**WRITTEN REQUEST**
Go through the material below and copy all lines with "that".

# Start of DATA FOR THIS EXERCISE

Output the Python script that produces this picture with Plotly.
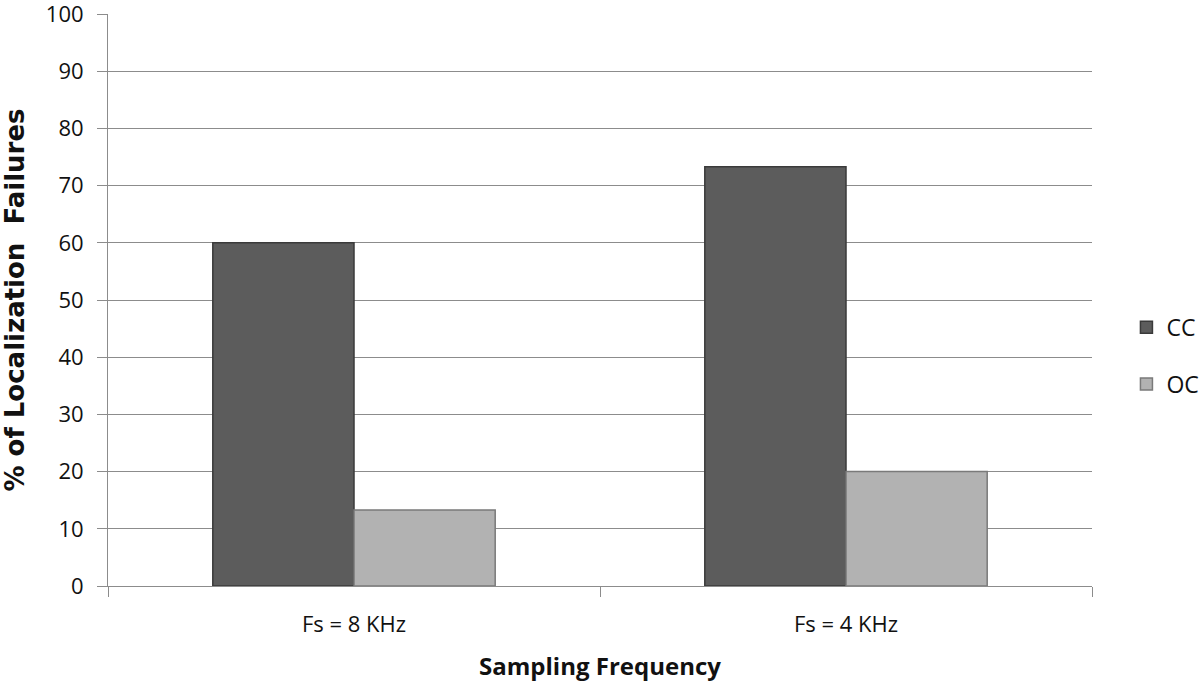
import plotly.graph_objects as go

categories = ["Fs = 8 KHz", "Fs = 4 KHz"]
cc_values = [60, 73.3]
oc_values = [13.3, 20]
y_ticks = [0, 10, 20, 30, 40, 50, 60, 70, 80, 90, 100]

fig = go.Figure()
fig.add_trace(go.Bar(
    name="CC", x=categories, y=cc_values, legendgroup="cc",
    marker=dict(color="#5c5c5c", line=dict(color="#3a3a3a", width=1.5)),
))
fig.add_trace(go.Bar(
    name="OC", x=categories, y=oc_values, legendgroup="oc",
    marker=dict(color="#b2b2b2", line=dict(color="#7a7a7a", width=1.5)),
))

tick_font = dict(family="Open Sans, Lato, sans-serif", size=22, color="#111111")
legend_font = dict(family="Open Sans, Lato, sans-serif", size=23, color="#111111")
xtitle_font = dict(family="Open Sans, Lato, sans-serif", size=24, color="#111111")
ytitle_font = dict(family="DejaVu Sans, Liberation Sans, sans-serif", size=26, color="#111111")

fig.update_layout(
    width=1200, height=685,
    margin=dict(l=108, r=108, t=14, b=99, autoexpand=False),
    paper_bgcolor="white", plot_bgcolor="white",
    barmode="group", bargap=0.426, bargroupgap=0,
    showlegend=True,
    legend=dict(x=1.035, y=0.49, xanchor="left", yanchor="top",
                font=legend_font, tracegroupgap=24, bgcolor="rgba(0,0,0,0)"),
    xaxis=dict(
        showline=True, linecolor="#8c8c8c", linewidth=1,
        ticks="outside", ticklen=10, tickcolor="#8c8c8c", tickson="boundaries",
        tickfont=tick_font, showgrid=False, ticklabelstandoff=19,
        title=dict(text="<b>Sampling Frequency</b>", font=xtitle_font, standoff=20),
        automargin=False,
    ),
    yaxis=dict(
        range=[0, 100], tickvals=y_ticks,
        showline=True, linecolor="#8c8c8c", linewidth=1,
        ticks="outside", ticklen=10, tickcolor="#8c8c8c",
        showgrid=True, gridcolor="#8c8c8c", gridwidth=1,
        tickfont=tick_font, zeroline=False, ticklabelstandoff=9,
        ticklabeloverflow="allow",
        title=dict(text="<b>% of Localization  Failures</b>", font=ytitle_font, standoff=25),
        automargin=False,
    ),
)

# remove the default 8px page margin so the 1200x685 figure fills the window exactly
fig.write_html("out.html", config={"displayModeBar": False},
               post_script="document.body.style.margin='0px';")
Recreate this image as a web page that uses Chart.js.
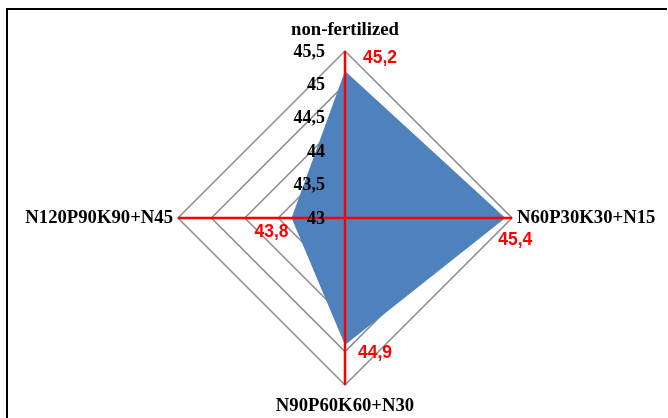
<!DOCTYPE html>
<html>
<head>
<meta charset="utf-8">
<script src="https://cdn.jsdelivr.net/npm/chart.js@4/dist/chart.umd.min.js"></script>
<style>
  html, body { margin: 0; padding: 0; background: #fff; overflow: hidden; }
  #wrap { position: relative; width: 668px; height: 418px; }
  #frame { position: absolute; left: 6px; top: 8px; width: 661px; height: 420px;
           border-top: 2px solid #000; border-left: 2px solid #000; box-sizing: border-box; }
  canvas { position: absolute; left: 0; top: 0; }
</style>
</head>
<body>
<div id="wrap">
  <div id="frame"></div>
  <canvas id="c" width="668" height="418"></canvas>
</div>
<script>
// Treatments (clockwise from the top) and their values
const categories = ['non-fertilized', 'N60P30K30+N15', 'N90P60K60+N30', 'N120P90K90+N45'];
const values = [45.2, 45.4, 44.9, 43.8];

// Radial axis
const tickValues = [43, 43.5, 44, 44.5, 45, 45.5];
const tickLabels = ['43', '43,5', '44', '44,5', '45', '45,5'];

// Offsets of the red value labels from their points (x, y)
const valueLabelOffsets = [[35, -13], [10, 22], [30, 8], [-20, 14]];

const tickFont = 'bold 18px "Liberation Serif", "Times New Roman", serif';
const categoryFont = 'bold 18.7px "Liberation Serif", "Times New Roman", serif';
const valueFont = 'bold 17.5px "Liberation Sans", Arial, sans-serif';

const overlay = {
  id: 'overlay',
  afterDatasetsDraw(chart) {
    const ctx = chart.ctx;
    const r = chart.scales.r;
    const n = categories.length;
    ctx.save();

    // red spokes drawn over the filled area
    ctx.strokeStyle = '#ff0000';
    ctx.lineWidth = 2.5;
    for (let i = 0; i < n; i++) {
      const p = r.getPointPosition(i, r.drawingArea);
      ctx.beginPath();
      ctx.moveTo(r.xCenter, r.yCenter);
      ctx.lineTo(p.x, p.y);
      ctx.stroke();
    }

    // scale values left of the vertical spoke
    ctx.fillStyle = '#000';
    ctx.font = tickFont;
    ctx.textAlign = 'right';
    ctx.textBaseline = 'middle';
    tickValues.forEach((v, k) => {
      const d = r.getDistanceFromCenterForValue(v);
      ctx.fillText(tickLabels[k], r.xCenter - 20, r.yCenter - d + 1);
    });

    // category names around the outside
    ctx.font = categoryFont;
    for (let i = 0; i < n; i++) {
      const p = r.getPointPosition(i, r.drawingArea);
      const c = Math.cos(p.angle), s = Math.sin(p.angle);
      let x = p.x, y = p.y;
      if (Math.abs(c) > 0.5) {
        ctx.textAlign = c > 0 ? 'left' : 'right';
        x += c > 0 ? 5 : -5;
      } else {
        ctx.textAlign = 'center';
        y += s > 0 ? 21 : -21;
      }
      ctx.fillText(categories[i], x, y);
    }

    // red value labels
    ctx.fillStyle = '#ff0000';
    ctx.font = valueFont;
    ctx.textAlign = 'center';
    values.forEach((v, i) => {
      const p = r.getPointPosition(i, r.getDistanceFromCenterForValue(v));
      const o = valueLabelOffsets[i];
      ctx.fillText(String(v).replace('.', ','), p.x + o[0], p.y + o[1]);
    });

    ctx.restore();
  }
};

new Chart(document.getElementById('c'), {
  type: 'radar',
  data: {
    labels: categories,
    datasets: [{
      data: values,
      backgroundColor: '#4f81bd',
      borderColor: '#4f81bd',
      borderWidth: 0,
      pointRadius: 0,
      fill: true
    }]
  },
  options: {
    responsive: false,
    animation: false,
    layout: { padding: { left: 178, right: 156, top: 51, bottom: 33 } },
    plugins: { legend: { display: false }, tooltip: { enabled: false } },
    scales: {
      r: {
        min: 43,
        max: 45.5,
        ticks: { stepSize: 0.5, display: false },
        grid: { color: '#8c8c8c', lineWidth: 1.5 },
        angleLines: { display: false },
        pointLabels: { display: false }
      }
    }
  },
  plugins: [overlay]
});
</script>
</body>
</html>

# End of DATA FOR THIS EXERCISE

**RESPONSE FOR THIS EXERCISE**
Output the Python script that produces this picture with Plotly.
Recreate this image as a web page that uses Chart.js.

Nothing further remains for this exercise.